John Fluke, Sr. (left) with his wife, Lyla, along with Dean J. Ray Bowen in December 1982. (UW alumni photo)

John Fluke Senior graduated from the University of Washington with a BSEE in 1935. He also obtained a Naval Reserve Officer Training Corps commission, but in the penurious pre-war era was not called to active duty. Fluke then obtained an M.S.E.E. from M.I.T. and in 1936 went to work for General Electric in Schenectady. In 1941 during the pre-Pearl Harbor build up Fluke was called to active duty and assigned to work with Hyman G. Rickover, who at the time was the Navy's top expert on shipboard electric power systems. Rickover was later famous as the father of the Nuclear Navy. Working with him must have been a life-transforming experience.

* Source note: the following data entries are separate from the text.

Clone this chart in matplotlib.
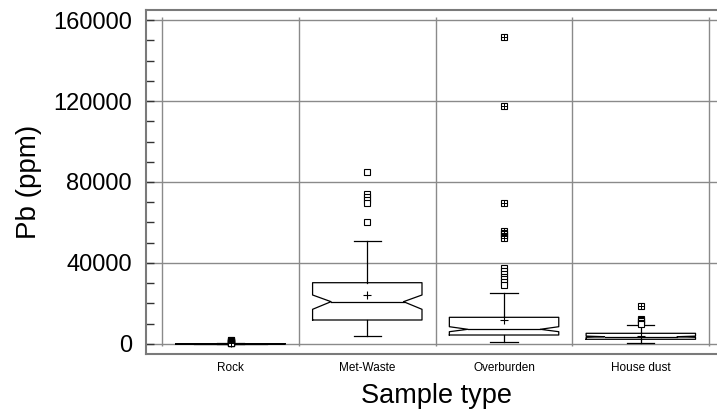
import numpy as np
import matplotlib.pyplot as plt

plt.rcParams['font.family'] = ['Liberation Sans', 'DejaVu Sans']

categories = ['Rock', 'Met-Waste', 'Overburden', 'House dust']

# box statistics (ppm)
q1 = [20, 11850, 4440, 2320]
med = [50, 20900, 7260, 3600]
q3 = [120, 30270, 13180, 5280]
mean = [300, 24200, 11850, 3950]
notch_lo = [40, 17130, 6070, 3300]
notch_hi = [60, 24200, 8540, 3900]
whis_lo = [0, 4100, 1150, 640]
whis_hi = [250, 51000, 25300, 9380]

# outliers: plain squares, and far ones (square with plus)
near_out = [
    [1500, 1200, 1000, 800, 650, 500, 400, 350],
    [85100, 74000, 72600, 71100, 69800, 60400],
    [37300, 36000, 34700, 33300, 32000, 30600, 29200],
    [12400, 11800, 11200, 10600, 10000],
]
far_out = [
    [2100, 1900, 1700, 1300, 900, 600],
    [],
    [151700, 117500, 69500, 55900, 55000, 54100, 53200, 52200],
    [18760],
]

yticks = [0, 40000, 80000, 120000, 160000]

fig = plt.figure(figsize=(7.17, 4.12), dpi=100)
ax = fig.add_axes([146 / 717, 1 - 354 / 412, 1 - 146 / 717, 344 / 412])

pos = np.arange(len(categories))
w = 0.8
nw = 0.265
cw = 0.1

ax.set_xlim(-0.618, 3.557)
ax.set_ylim(-4940, 164940)

# grid
for y in yticks:
    ax.axhline(y, color='#8a8a8a', lw=1, zorder=0)
bounds = np.arange(len(categories) + 1) - 0.5
ax.vlines(bounds, -1000, 161500, color='#8a8a8a', lw=1, zorder=0)

for i, p in enumerate(pos):
    L, R = p - w / 2, p + w / 2
    nL, nR = p - nw, p + nw
    bx = [L, R, R, nR, R, R, L, L, nL, L, L]
    by = [q1[i], q1[i], notch_lo[i], med[i], notch_hi[i], q3[i], q3[i],
          notch_hi[i], med[i], notch_lo[i], q1[i]]
    ax.plot(bx, by, color='black', lw=0.9, zorder=3)
    ax.plot([nL, nR], [med[i], med[i]], color='black', lw=0.9, zorder=3)
    ax.plot([p, p], [q3[i], whis_hi[i]], color='black', lw=0.9, zorder=3)
    ax.plot([p, p], [q1[i], whis_lo[i]], color='black', lw=0.9, zorder=3)
    ax.plot([p - cw, p + cw], [whis_hi[i], whis_hi[i]], color='black', lw=0.9, zorder=3)
    ax.plot([p - cw, p + cw], [whis_lo[i], whis_lo[i]], color='black', lw=0.9, zorder=3)
    ax.plot(p, mean[i], marker='+', color='black', ms=6, mew=0.8, zorder=4)
    pts = near_out[i] + far_out[i]
    ax.plot([p] * len(pts), pts, ls='none', marker='s', ms=5, mfc='white',
            mec='black', mew=0.8, zorder=4)
    if far_out[i]:
        ax.plot([p] * len(far_out[i]), far_out[i], ls='none', marker='+', ms=5,
                color='black', mew=0.7, zorder=5)

ax.set_xticks(pos)
ax.set_xticklabels(categories, fontsize=8.5)
ax.tick_params(axis='x', length=0, pad=6)
ax.set_yticks(yticks)
ax.set_yticks(np.arange(0, 160001, 10000), minor=True)
ax.tick_params(axis='y', which='both', direction='in', length=6, width=1,
               color='#333333', labelsize=17, pad=10)

for s in ['left', 'top', 'bottom']:
    ax.spines[s].set_color('#7a7a7a')
    ax.spines[s].set_linewidth(1.5)
ax.spines['right'].set_visible(False)

ax.set_xlabel('Sample type', fontsize=19.5)
ax.xaxis.set_label_coords(0.509, -0.084)
ax.set_ylabel('Pb (ppm)', fontsize=20)
ax.yaxis.set_label_coords(-0.182, 0.5)

fig.savefig('out.png', dpi=100)
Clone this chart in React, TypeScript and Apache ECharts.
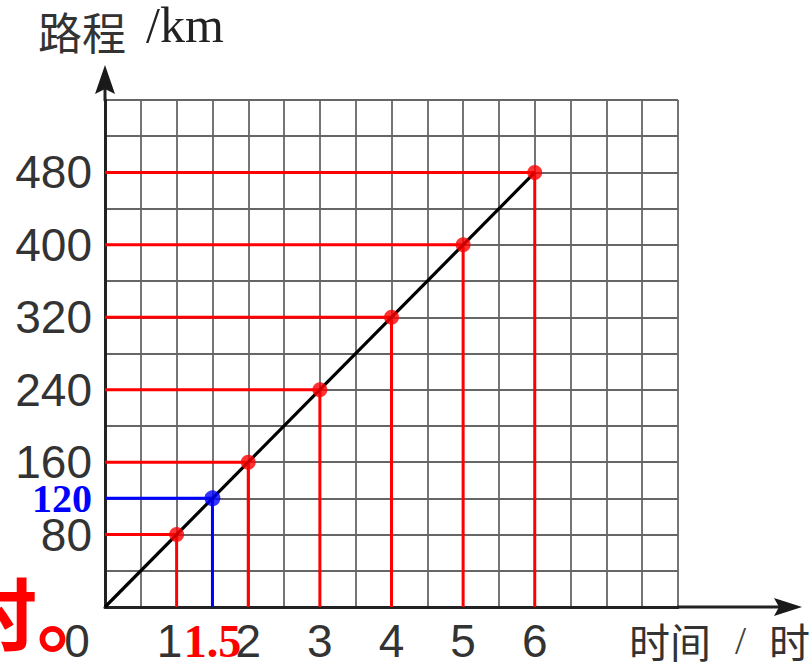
import React, { useEffect, useRef } from 'react';
import * as echarts from 'echarts';

// data
const hours = [1, 2, 3, 4, 5, 6];
const distances = [80, 160, 240, 320, 400, 480];
const blueHour = 1.5;
const blueDistance = 120;
const lineEnd = [6, 480];
const yTickLabels = [80, 160, 240, 320, 400, 480];
const xTickLabels = [2, 3, 4, 5, 6];
const xMax = 8;
const yMax = 560;

const SANS = '"Liberation Sans", Arial, sans-serif';
const SERIF = '"Liberation Serif", "Times New Roman", serif';
const CJK = '"Noto Sans CJK SC", sans-serif';

export default function App() {
  const ref = useRef<HTMLDivElement>(null);
  useEffect(() => {
    if (!ref.current) return;
    const chart = echarts.init(ref.current, undefined, { renderer: 'svg' });
    const guideSeries = hours.map((h, i) => ({
      type: 'line',
      data: [[0, distances[i]], [h, distances[i]], [h, 0]],
      symbol: 'none',
      lineStyle: { color: '#ff0000', width: 3 },
      z: 3,
      silent: true,
    }));
    chart.setOption({
      animation: false,
      grid: { left: 105, right: 134, top: 100, bottom: 56, containLabel: false, outerBoundsMode: 'none' },
      xAxis: {
        type: 'value',
        min: 0,
        max: xMax,
        interval: 0.5,
        axisLine: { show: true, onZero: false, lineStyle: { color: '#222', width: 3 } },
        axisTick: { show: false },
        splitLine: { show: true, lineStyle: { color: '#666', width: 1.8 } },
        axisLabel: {
          show: true,
          margin: 11,
          fontSize: 46,
          fontFamily: SANS,
          color: '#333',
          showMinLabel: true,
          showMaxLabel: true,
          formatter: (v: number) => {
            if (v === 0) return '{zero|0}';
            if (v === 1) return '{one|1}';
            if (v === blueHour) return '{red|1.5}';
            if (xTickLabels.includes(v)) return String(v);
            return '';
          },
          rich: {
            zero: { fontSize: 46, fontFamily: SANS, color: '#333', padding: [0, 56, 0, 0] },
            one: { fontSize: 46, fontFamily: SANS, color: '#333', padding: [0, 14, 0, 0] },
            red: { fontSize: 46, fontFamily: SERIF, fontWeight: 'bold', color: '#ff0000' },
          },
        },
      },
      yAxis: {
        type: 'value',
        min: 0,
        max: yMax,
        interval: 40,
        axisLine: { show: true, onZero: false, lineStyle: { color: '#222', width: 3 } },
        axisTick: { show: false },
        splitLine: { show: true, lineStyle: { color: '#666', width: 1.8 } },
        axisLabel: {
          show: true,
          margin: 13,
          fontSize: 46,
          fontFamily: SANS,
          color: '#333',
          formatter: (v: number) => {
            if (v === blueDistance) return '{blue|120}';
            if (yTickLabels.includes(v)) return String(v);
            return '';
          },
          rich: {
            blue: { fontSize: 40, fontFamily: SERIF, fontWeight: 'bold', color: '#0000ff' },
          },
        },
      },
      series: [
        ...guideSeries,
        {
          type: 'line',
          data: [[0, blueDistance], [blueHour, blueDistance], [blueHour, 0]],
          symbol: 'none',
          lineStyle: { color: '#0000ff', width: 3 },
          z: 3,
          silent: true,
        },
        {
          type: 'line',
          data: [[0, 0], lineEnd],
          symbol: 'none',
          lineStyle: { color: '#000', width: 3.2 },
          z: 4,
          silent: true,
        },
        {
          type: 'scatter',
          data: hours.map((h, i) => [h, distances[i]]),
          symbolSize: 15,
          itemStyle: { color: '#ff0000' },
          z: 5,
          silent: true,
        },
        {
          type: 'scatter',
          data: [[blueHour, blueDistance]],
          symbolSize: 16,
          itemStyle: { color: '#0000ff' },
          z: 5,
          silent: true,
        },
      ],
    });

    const o = chart.convertToPixel({ gridIndex: 0 }, [0, 0]) as number[];
    const tr = chart.convertToPixel({ gridIndex: 0 }, [xMax, yMax]) as number[];
    const ox = o[0], oy = o[1], top = tr[1], right = tr[0];
    chart.setOption({
      graphic: [
        { type: 'line', shape: { x1: ox, y1: top + 1, x2: ox, y2: top - 12 }, style: { stroke: '#222', lineWidth: 3 } },
        {
          type: 'polygon',
          shape: { points: [[ox, top - 35], [ox - 10, top - 6], [ox, top - 11], [ox + 10, top - 6]] },
          style: { fill: '#1a1a1a' },
        },
        { type: 'line', shape: { x1: right - 1, y1: oy, x2: right + 102, y2: oy }, style: { stroke: '#222', lineWidth: 3 } },
        {
          type: 'polygon',
          shape: { points: [[right + 124, oy], [right + 96, oy - 9], [right + 101, oy], [right + 96, oy + 9]] },
          style: { fill: '#1a1a1a' },
        },
        { type: 'text', x: 38, y: 31, style: { text: '路程', font: `44px ${CJK}`, fill: '#333', textVerticalAlign: 'middle' } },
        { type: 'text', x: 146, y: 50, style: { text: '/km', font: `50px ${SERIF}`, fill: '#222', textVerticalAlign: 'bottom' } },
        { type: 'text', x: 629, y: 640, style: { text: '时间', font: `41px ${CJK}`, fill: '#333', textVerticalAlign: 'middle' } },
        { type: 'text', x: 735, y: 640, style: { text: '/', font: `40px ${SERIF}`, fill: '#444', textVerticalAlign: 'middle' } },
        { type: 'text', x: 769, y: 640, style: { text: '时', font: `41px ${CJK}`, fill: '#333', textVerticalAlign: 'middle' } },
        { type: 'text', x: -43, y: 610, style: { text: '时。', font: `bold 80px ${CJK}`, fill: '#ff0000', textVerticalAlign: 'middle' } },
      ],
    });

    return () => chart.dispose();
  }, []);
  return <div ref={ref} style={{ position: 'fixed', left: 0, top: 0, width: 812, height: 663, background: '#fff' }} />;
}
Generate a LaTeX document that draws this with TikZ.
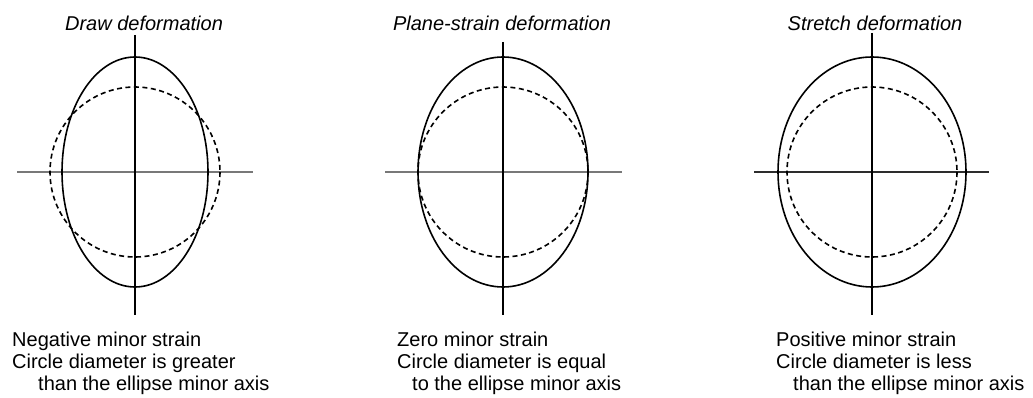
\documentclass[tikz,border=0pt]{standalone}
\usepackage{fontspec}
\setmainfont{Liberation Sans}
\usetikzlibrary{positioning}
\definecolor{axisgray}{RGB}{120,120,120}
\definecolor{axisdark}{RGB}{45,45,45}

\tikzset{
  axisline/.style={line width=1.6pt},
  majorell/.style={draw=black,line width=1.6pt},
  minorcirc/.style={draw=black,line width=1.6pt,dash pattern=on 5pt off 3.5pt},
  paneltitle/.style={font=\fontsize{20}{24}\selectfont\itshape,anchor=base},
  caption/.style={font=\fontsize{20}{22}\selectfont,align=left,anchor=base west,inner sep=0pt}
}

\begin{document}
\begin{tikzpicture}[x=1pt,y=-1pt]
  \useasboundingbox (0,0) rectangle (1033,398);
  % panel centre / ellipse x radius / axis ends / axis colour
  \foreach \n/\cx/\ex/\hl/\hr/\vt/\ax in {1/135/73/17/253/35/axisgray,
      2/503/85/385/622/42/axisgray, 3/872/94/754/989/33/axisdark} {
    \coordinate (o\n) at (\cx,172);
    \coordinate (l\n) at (\hl,172);
    \coordinate (r\n) at (\hr,172);
    \coordinate (u\n) at (\cx,\vt);
    \coordinate (d\n) at (\cx,315);
    \draw[axisline,\ax] (l\n) -- (r\n);
    \draw[axisline,black] (u\n) -- (d\n);
    \draw[majorell] (o\n) ellipse [x radius=\ex, y radius=115];
    \draw[minorcirc] (o\n) circle [radius=85];
  }
  \node[paneltitle] (t1) at (144,31) {Draw deformation};
  \node[paneltitle] (t2) at (502,31) {Plane-strain deformation};
  \node[paneltitle] (t3) at (875,31) {Stretch deformation};
  \node[caption] (c1) at (12,390) {Negative minor strain\\Circle diameter is greater\\\hspace*{26pt}than the ellipse minor axis};
  \node[caption] (c2) at (397,390) {Zero minor strain\\Circle diameter is equal\\\hspace*{15pt}to the ellipse minor axis};
  \node[caption] (c3) at (776,390) {Positive minor strain\\Circle diameter is less\\\hspace*{17pt}than the ellipse minor axis};
\end{tikzpicture}
\end{document}
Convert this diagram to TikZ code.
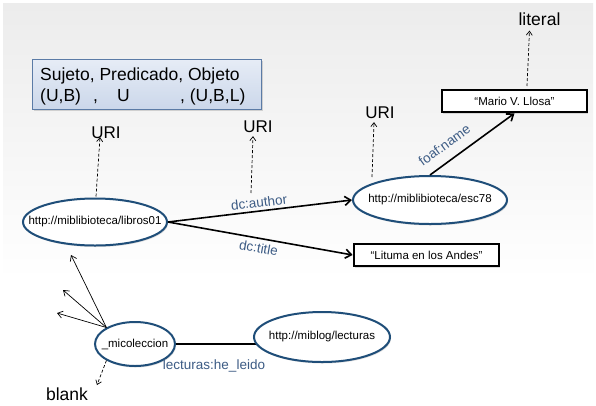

John Fluke got out of the Navy in 1946 and spent several years in Connecticut as a consultant. In 1948 he started the John Fluke Engineering Company in the basement of his house. By 1952 he had outgrown his basement and was prepared to move "back home." His friend David Packard, of Hewlett-Packard fame, with whom Fluke and roomed while at GE, tried to get him to move to Stanford and not the "intellectual vacuum" of Seattle. Viewed from an electronics perspective, Packard may have had a case. Fluke, however, let the Rainier factor win, and established his company in Everett. Fluke's company is now an iconic name in electronic meters. Fluke himself served many years on the College of Engineering Visiting Committee, endowed the first chaired professorship in the College of Engineering (alas, not in Electrical Engineering) and contributed significant funds to the Washington Technology Center, whose building now bears his name. His son, John Fluke Jr., was a 1964 graduate of the Electrical Engineering Department.